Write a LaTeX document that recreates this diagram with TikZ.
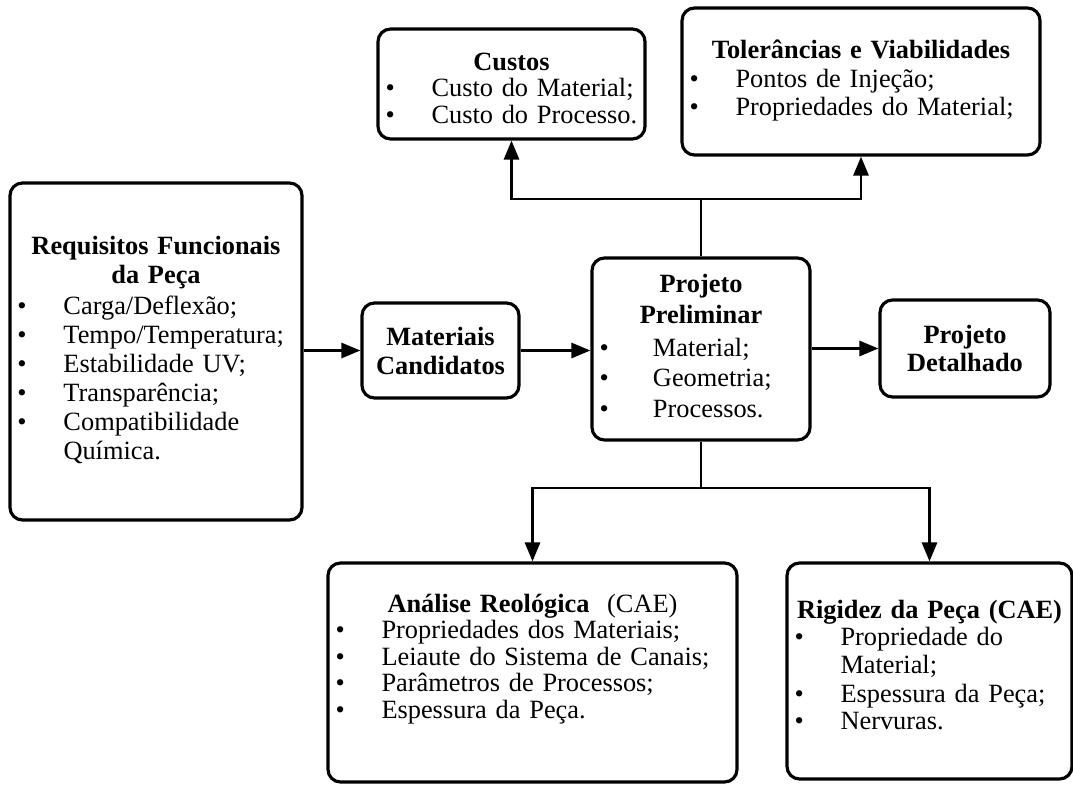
\documentclass[tikz,border=0pt]{standalone}
\usepackage{fontspec}
\setmainfont{Liberation Serif}
\usepackage{array}
\usepackage{xcolor}
\usepackage{tikz}
\usetikzlibrary{arrows.meta}

\lineskiplimit=-10pt
\newcommand{\titulo}[1]{{\centering
  \begin{tabular}[t]{@{}>{\bfseries}c@{}}#1\end{tabular}\par}}
\newcommand{\topico}[2][0.92cm]{\par\noindent\makebox[#1][l]{\textbullet}%
  \begin{tabular}[t]{@{}l@{}}#2\end{tabular}\par}
\newcommand{\folga}[1]{\par\nointerlineskip\vspace*{#1}\hbox{}}

\tikzset{
  bloco/.style={draw, line width=1.8pt, rounded corners=0.25cm, inner sep=0.15cm,
    font=\fontsize{15}{16}\selectfont},
  caixa/.style 2 args={bloco, minimum width=#1, text width=#1-0.3cm, minimum height=#2},
  lead/.style={font=\fontsize{15}{#1}\selectfont},
  linha/.style={line width=1.6pt},
  seta/.style={linha, -{Triangle[length=0.38cm,width=0.3cm]}}
}

\begin{document}
\begin{tikzpicture}

    \useasboundingbox (0,0) rectangle (21.46,15.72);
          % Keeps the page the size of the original figure.

    \node[caixa={5.84cm}{6.74cm}, lead=16.5pt] (req) at (3.12,8.69) {%
      \titulo{Requisitos Funcionais\\da Peça}
      \topico{Carga/Deflexão;}
      \topico{Tempo/Temperatura;}
      \topico{Estabilidade UV;}
      \topico{Transparência;}
      \topico{Compatibilidade\\Química.}};
    \node[bloco, align=center, minimum width=3.14cm, minimum height=1.9cm,
      lead=16.5pt] (mat) at (8.81,8.71) {\textbf{Materiais}\\\textbf{Candidatos}};
    \node[caixa={4.36cm}{3.64cm}, lead=17.6pt] (pre) at (14.02,8.74) {%
      \titulo{Projeto\\Preliminar}
      \topico[1.07cm]{Material;}
      \topico[1.07cm]{Geometria;}
      \topico[1.07cm]{Processos.}};
    \node[bloco, align=center, minimum width=3.4cm, minimum height=1.94cm,
      lead=15.5pt] (det) at (19.30,8.75) {\textbf{Projeto}\\\textbf{Detalhado}};
          % Middle row

    \node[caixa={5.34cm}{2.16cm}, lead=15.2pt, text height=0.67cm] (cus)
      at (10.23,14.04) {%
      \titulo{Custos}
      \topico{Custo do Material;}
      \topico{Custo do Processo.}};
    \node[caixa={7.16cm}{2.94cm}, lead=16.2pt] (tol) at (17.22,14.09) {%
      \titulo{Tolerâncias e Viabilidades}
      \topico{Pontos de Injeção;}
      \topico{Propriedades do Material;}};
          % Top row

    \node[caixa={8.18cm}{4.38cm}, lead=15pt] (ana) at (10.65,2.27) {%
      \titulo{Análise Reológica\ \ \mdseries(CAE)}
      \topico{Propriedades dos Materiais;}
      \topico{Leiaute do Sistema de Canais;}
      \topico{Parâmetros de Processos;}
      \topico{Espessura da Peça.}
      \folga{0.5cm}};
    \node[caixa={5.7cm}{4.32cm}, lead=15.5pt] (rig) at (18.59,2.30) {%
      \titulo{Rigidez da Peça (CAE)}
      \topico{Propriedade do\\Material;}
      \topico{Espessura da Peça;}
      \topico{Nervuras.}
      \folga{0.1cm}};
          % Bottom row

    \draw[seta] (req.east |- mat.west) -- (mat.west);
    \draw[seta] (mat.east) -- (mat.east -| pre.west);
    \draw[seta] (pre.east |- det.west) -- (det.west);

    \coordinate (ramo) at (14.02,11.74);
    \draw[linha] (pre.north) -- (ramo);
    \foreach \alvo in {cus,tol}{% branches going up
      \draw[seta] (ramo) -| (\alvo.south);
    }
    \coordinate (desvio) at (14.02,5.96);
    \draw[linha] (pre.south) -- (desvio);
    \foreach \alvo in {ana,rig}{% branches going down
      \draw[seta] (desvio) -| (\alvo.north);
    }

\end{tikzpicture}
\end{document}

(THE EXERCISE): From the first line above down to the line with "the original figure.", reproduce every line and no others, omitting pictures.

(EXPECTED OUTPUT):
Write a LaTeX document that recreates this diagram with TikZ.
\documentclass[tikz,border=0pt]{standalone}
\usepackage{fontspec}
\setmainfont{Liberation Serif}
\usepackage{array}
\usepackage{xcolor}
\usepackage{tikz}
\usetikzlibrary{arrows.meta}

\lineskiplimit=-10pt
\newcommand{\titulo}[1]{{\centering
  \begin{tabular}[t]{@{}>{\bfseries}c@{}}#1\end{tabular}\par}}
\newcommand{\topico}[2][0.92cm]{\par\noindent\makebox[#1][l]{\textbullet}%
  \begin{tabular}[t]{@{}l@{}}#2\end{tabular}\par}
\newcommand{\folga}[1]{\par\nointerlineskip\vspace*{#1}\hbox{}}

\tikzset{
  bloco/.style={draw, line width=1.8pt, rounded corners=0.25cm, inner sep=0.15cm,
    font=\fontsize{15}{16}\selectfont},
  caixa/.style 2 args={bloco, minimum width=#1, text width=#1-0.3cm, minimum height=#2},
  lead/.style={font=\fontsize{15}{#1}\selectfont},
  linha/.style={line width=1.6pt},
  seta/.style={linha, -{Triangle[length=0.38cm,width=0.3cm]}}
}

\begin{document}
\begin{tikzpicture}

    \useasboundingbox (0,0) rectangle (21.46,15.72);
          % Keeps the page the size of the original figure.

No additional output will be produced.